Outcome	Signal	Behavior
Rate limited	`429`	Fall through
Server error	`5xx`	Fall through
Timeout / connection drop	`408`, network error	Fall through
Context window exceeded	provider-specific code	Fall through
Content filter / refusal	provider-specific code	Fall through
Mid-stream failure (no tokens emitted)	stream aborted before first token	Fall through
Mid-stream failure (after first token)	stream aborted mid-response	Surfaced — partial output already sent
Authentication error	`401`	Surfaced
Forbidden / quota exhausted	`402`, `403`	Surfaced
Validation / bad request	`400`, `422`	Surfaced
Explicit cancel	client disconnect	Surfaced

Fallback is single-pass. Routeplane attempts each model at most once per request, in order. There is no exponential backoff between attempts — the assumption is that you’d rather retry on a different model immediately than wait on a failing one.

**Fallback runs per request, not per token.** If a stream succeeds on model A and disconnects after token 50, Routeplane does not silently restart on model B — that would emit a discontinuous response. Wrap fallback at the request boundary; checkpoint and resume in your agent for stream-level resilience.

Inspecting which model answered

Three breadcrumbs:

Response body model field — set to the model that actually generated the response, not the one you requested first. (OpenAI convention.)
Response header routeplane-served-by — <provider-id>/<model-id>, e.g. anthropic-direct/anthropic/claude-sonnet-4-6.
Response header routeplane-fallback-trace — comma-separated list of attempts and outcomes, e.g. openai/gpt-4o:rate_limit,anthropic/claude-sonnet-4-6:served. Only emitted when at least one fallback fired.

Cost and latency tradeoffs

Each fallback attempt is a fresh upstream request. Practical advice:

Lowest expected cost: order by cheapest first, accept higher tail latency under load.
Lowest expected latency: order by most reliable first, accept higher per-token cost.
For long-running agent loops: bias toward reliability. The cost of a stalled loop is much higher than the marginal cost difference between two frontier models.

For declarative cost or latency optimization across providers of a single model, see Provider Selection.
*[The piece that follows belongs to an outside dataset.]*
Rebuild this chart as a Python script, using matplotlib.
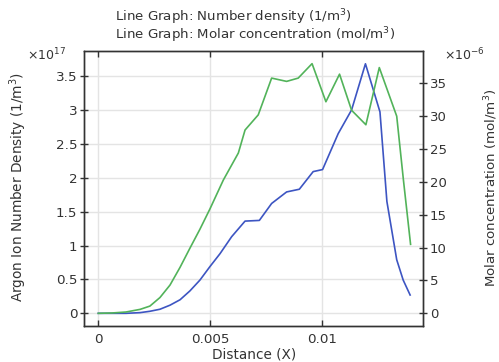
import numpy as np
import matplotlib
matplotlib.use("Agg")
import matplotlib.pyplot as plt

# blue line: argon ion number density (x1e17 1/m^3)
distance_density = [0, 0.00124, 0.00187, 0.00231, 0.00276, 0.00321, 0.00366, 0.00410, 0.00455,
                    0.00500, 0.00545, 0.00597, 0.00657, 0.00721, 0.00776, 0.00843, 0.00900,
                    0.00962, 0.01004, 0.01074, 0.01134, 0.01196, 0.01261, 0.01292, 0.01336,
                    0.01365, 0.01396]
number_density = [0, 0, 0.01, 0.03, 0.06, 0.12, 0.2, 0.33, 0.49, 0.69, 0.88, 1.13, 1.36, 1.37,
                  1.62, 1.79, 1.83, 2.09, 2.12, 2.65, 3.0, 3.68, 2.97, 1.65, 0.79, 0.49, 0.27]

# green line: molar concentration (x1e-6 mol/m^3)
distance_molar = [0, 0.00061, 0.00124, 0.00187, 0.00231, 0.00276, 0.00321, 0.00366, 0.00410,
                  0.00455, 0.00500, 0.00560, 0.00627, 0.00657, 0.00716, 0.00776, 0.00843,
                  0.00895, 0.00957, 0.01019, 0.01080, 0.01134, 0.01198, 0.01258, 0.01336,
                  0.01366, 0.01398]
molar_conc = [0, 0.05, 0.2, 0.6, 1.1, 2.4, 4.3, 7.0, 9.9, 12.8, 15.9, 20.3, 24.4, 27.9, 30.2,
              35.8, 35.3, 35.8, 38.0, 32.2, 36.4, 30.9, 28.7, 37.4, 30.0, 20.3, 10.5]

x_ticks = [0, 0.005, 0.01]
x_tick_labels = ["0", "0.005", "0.01"]
left_ticks = [0, 0.5, 1, 1.5, 2, 2.5, 3, 3.5]
left_tick_labels = ["0", "0.5", "1", "1.5", "2", "2.5", "3", "3.5"]
right_ticks = [0, 5, 10, 15, 20, 25, 30, 35]

txt = "#333333"
W, H = 499, 362
fig = plt.figure(figsize=(W / 100, H / 100), dpi=100)
ax = fig.add_axes([84 / W, 1 - 326 / H, 339.3 / W, 275.3 / H])
ax2 = ax.twinx()

ax.plot(distance_density, number_density, color="#3d55c2", lw=1.2)
ax2.plot(distance_molar, molar_conc, color="#52b35a", lw=1.2)

ax.set_xlim(-0.00064, 0.01455)
ax.set_ylim(-0.187, 3.873)
ax2.set_ylim(-1.93, 39.97)

ax.set_xticks(x_ticks)
ax.set_xticklabels(x_tick_labels)
ax.set_yticks(left_ticks)
ax.set_yticklabels(left_tick_labels)
ax2.set_yticks(right_ticks)

ax.grid(True, color="#e4e4e4", lw=1)
ax.set_axisbelow(True)
ax.tick_params(axis="x", direction="in", length=4.5, width=1, top=True, pad=5,
               labelsize=9.7, labelcolor=txt, color=txt)
ax.tick_params(axis="y", direction="inout", length=5.5, width=1, pad=2,
               labelsize=9.7, labelcolor=txt, color=txt)
ax2.tick_params(axis="y", direction="inout", length=5.5, width=1, pad=2,
                labelsize=9.5, labelcolor=txt, color=txt)
for a in (ax, ax2):
    for s in a.spines.values():
        s.set_color(txt)
        s.set_linewidth(1)

ax.set_xlabel("Distance (X)", fontsize=9.8, color=txt, va="center")
ax.xaxis.set_label_coords(0.5, (326 - 354) / 275.3)
ax.set_ylabel("Argon Ion Number Density (1/m$^3$)", fontsize=9.8, color=txt, va="center")
ax.yaxis.set_label_coords((18 - 84) / 339.3, (326 - 187) / 275.3)
ax2.set_ylabel("Molar concentration (mol/m$^3$)", fontsize=9.6, color=txt, va="center")
ax2.yaxis.set_label_coords((491 - 84) / 339.3, (326 - 188) / 275.3)

fig.text(115 / W, 1 - 21 / H, "Line Graph: Number density (1/m$^3$)", fontsize=9.6, color=txt)
fig.text(115 / W, 1 - 39.5 / H, "Line Graph: Molar concentration (mol/m$^3$)", fontsize=9.6, color=txt)
fig.text(27 / W, 1 - 60 / H, "×10$^{17}$", fontsize=9, color=txt)
fig.text(444 / W, 1 - 60 / H, "×10$^{-6}$", fontsize=9, color=txt)

fig.savefig("out.png", dpi=100)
Fallback and provider selection compose: Routeplane picks the best provider for each model in your models array, falling through to the next model only after the chosen provider for the current one has exhausted its retry budget.

Anthropic and Google surfaces

The models field works identically on /v1/messages (Anthropic Messages) and /v1beta/models/{model}:generateContent (Google Generative AI). On Anthropic, the field is read alongside the existing model field; on Google, Routeplane accepts it as an extension to the request body — the upstream :generateContent path is rewritten per attempt.

Limits

Maximum 8 entries in models.
Each model ID must resolve to a registered model in the registry. Unknown IDs return 400 before any upstream attempt.
Streaming is supported. The first model that begins emitting tokens wins; later models are not attempted even if the stream fails after the first token.